Set aside the pictures and output only the lines from the one containing "Generate a Python" up to and including the one containing "from matplotlib.patches import".
----- Record extracts -----
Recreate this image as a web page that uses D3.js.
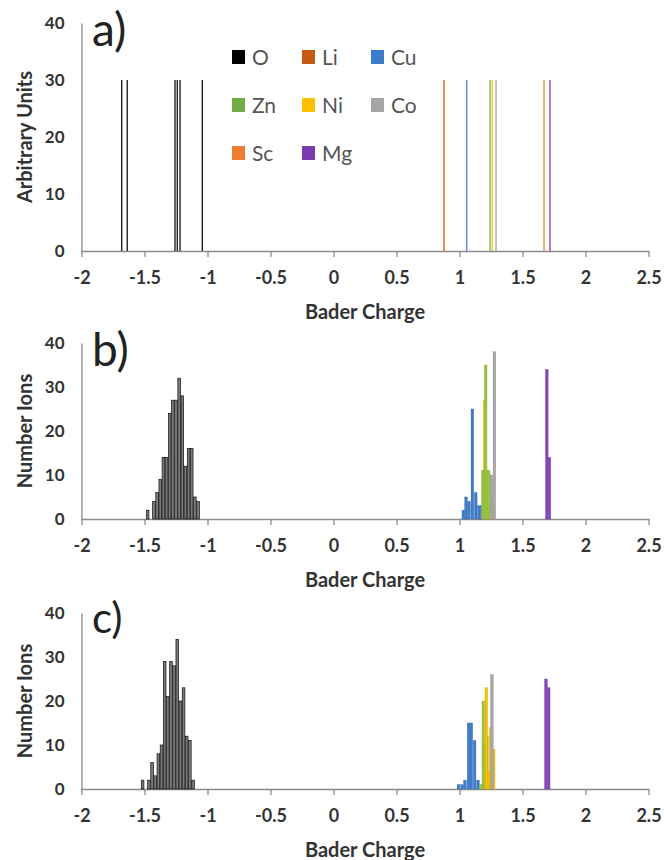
-----
----- Record extracts -----
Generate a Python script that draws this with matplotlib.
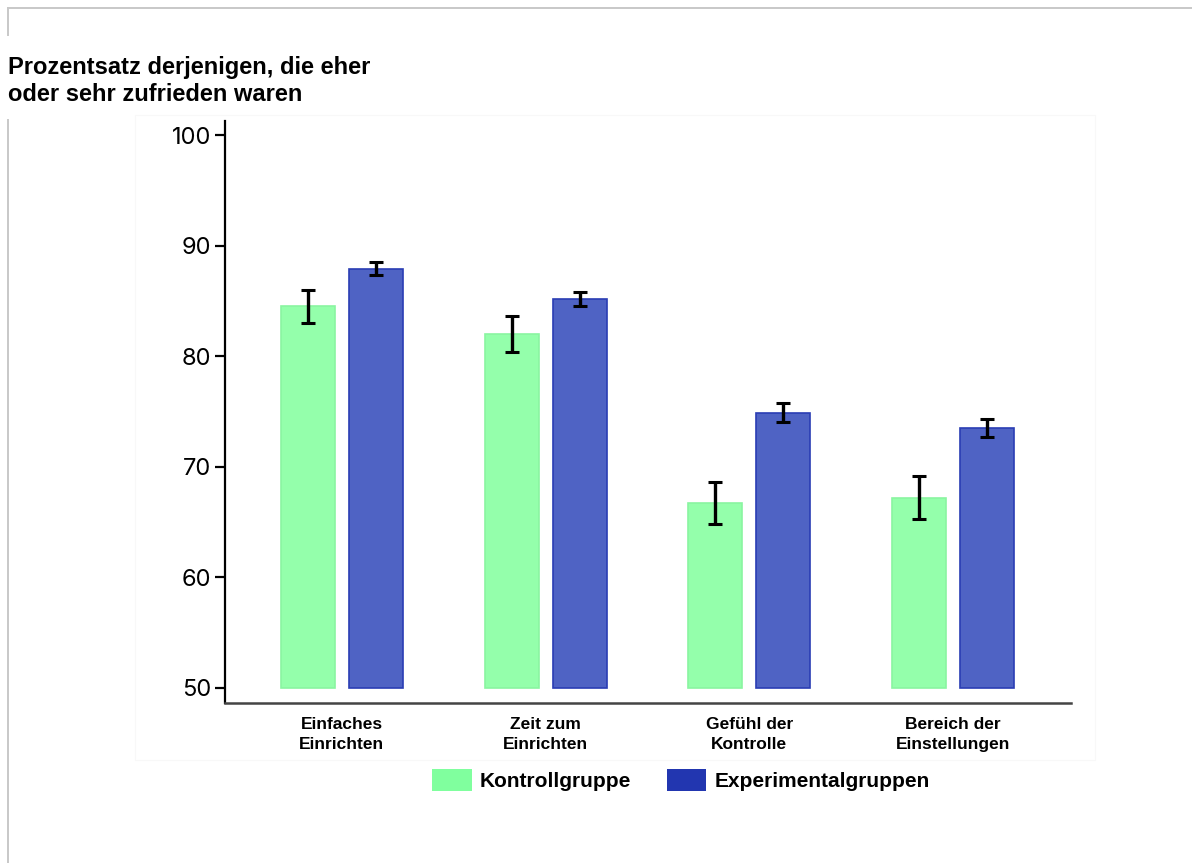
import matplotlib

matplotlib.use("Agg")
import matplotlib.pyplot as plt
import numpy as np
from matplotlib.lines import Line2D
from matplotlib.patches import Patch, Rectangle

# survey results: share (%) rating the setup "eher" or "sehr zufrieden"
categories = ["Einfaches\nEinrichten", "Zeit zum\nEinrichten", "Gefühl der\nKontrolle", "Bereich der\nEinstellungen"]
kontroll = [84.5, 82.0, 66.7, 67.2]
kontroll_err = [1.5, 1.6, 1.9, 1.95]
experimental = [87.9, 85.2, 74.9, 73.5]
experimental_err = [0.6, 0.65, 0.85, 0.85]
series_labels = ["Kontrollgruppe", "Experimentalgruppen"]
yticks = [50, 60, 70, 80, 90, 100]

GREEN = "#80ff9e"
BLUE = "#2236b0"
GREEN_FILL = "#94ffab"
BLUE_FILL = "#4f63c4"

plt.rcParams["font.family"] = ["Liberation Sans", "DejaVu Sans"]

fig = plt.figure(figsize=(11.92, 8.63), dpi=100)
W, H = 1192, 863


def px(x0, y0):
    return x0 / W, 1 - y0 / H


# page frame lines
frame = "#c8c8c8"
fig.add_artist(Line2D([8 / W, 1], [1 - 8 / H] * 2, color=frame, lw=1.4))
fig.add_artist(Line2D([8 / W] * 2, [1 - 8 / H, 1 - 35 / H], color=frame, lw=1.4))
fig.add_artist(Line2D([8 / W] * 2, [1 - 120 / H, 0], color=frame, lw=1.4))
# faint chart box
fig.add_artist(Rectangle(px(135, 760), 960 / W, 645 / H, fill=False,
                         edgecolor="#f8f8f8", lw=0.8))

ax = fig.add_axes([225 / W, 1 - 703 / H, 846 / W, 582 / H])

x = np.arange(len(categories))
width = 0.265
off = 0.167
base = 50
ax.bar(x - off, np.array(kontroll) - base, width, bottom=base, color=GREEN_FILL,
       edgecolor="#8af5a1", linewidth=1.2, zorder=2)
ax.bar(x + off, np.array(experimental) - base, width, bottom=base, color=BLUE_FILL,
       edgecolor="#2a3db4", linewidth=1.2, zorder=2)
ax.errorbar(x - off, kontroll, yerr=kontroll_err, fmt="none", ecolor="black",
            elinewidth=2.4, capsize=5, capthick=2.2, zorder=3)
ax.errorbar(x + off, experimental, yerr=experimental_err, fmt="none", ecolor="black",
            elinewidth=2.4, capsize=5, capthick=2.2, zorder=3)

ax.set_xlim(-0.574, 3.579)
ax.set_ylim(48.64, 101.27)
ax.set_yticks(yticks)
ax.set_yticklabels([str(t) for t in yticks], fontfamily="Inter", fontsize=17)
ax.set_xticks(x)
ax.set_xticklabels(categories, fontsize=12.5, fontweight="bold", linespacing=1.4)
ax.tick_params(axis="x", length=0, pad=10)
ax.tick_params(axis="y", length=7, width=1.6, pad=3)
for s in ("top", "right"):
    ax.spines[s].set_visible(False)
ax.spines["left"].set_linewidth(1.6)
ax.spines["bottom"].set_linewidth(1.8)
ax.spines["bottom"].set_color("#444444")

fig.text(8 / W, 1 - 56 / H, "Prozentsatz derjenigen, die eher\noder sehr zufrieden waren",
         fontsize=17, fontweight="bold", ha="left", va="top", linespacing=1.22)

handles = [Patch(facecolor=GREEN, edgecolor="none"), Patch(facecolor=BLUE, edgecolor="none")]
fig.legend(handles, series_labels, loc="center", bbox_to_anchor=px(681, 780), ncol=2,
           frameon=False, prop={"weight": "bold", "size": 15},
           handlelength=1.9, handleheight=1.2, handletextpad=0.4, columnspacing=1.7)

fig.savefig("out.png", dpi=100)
-----
## Task response
Generate a Python script that draws this with matplotlib.
import matplotlib

matplotlib.use("Agg")
import matplotlib.pyplot as plt
import numpy as np
from matplotlib.lines import Line2D
from matplotlib.patches import Patch, Rectangle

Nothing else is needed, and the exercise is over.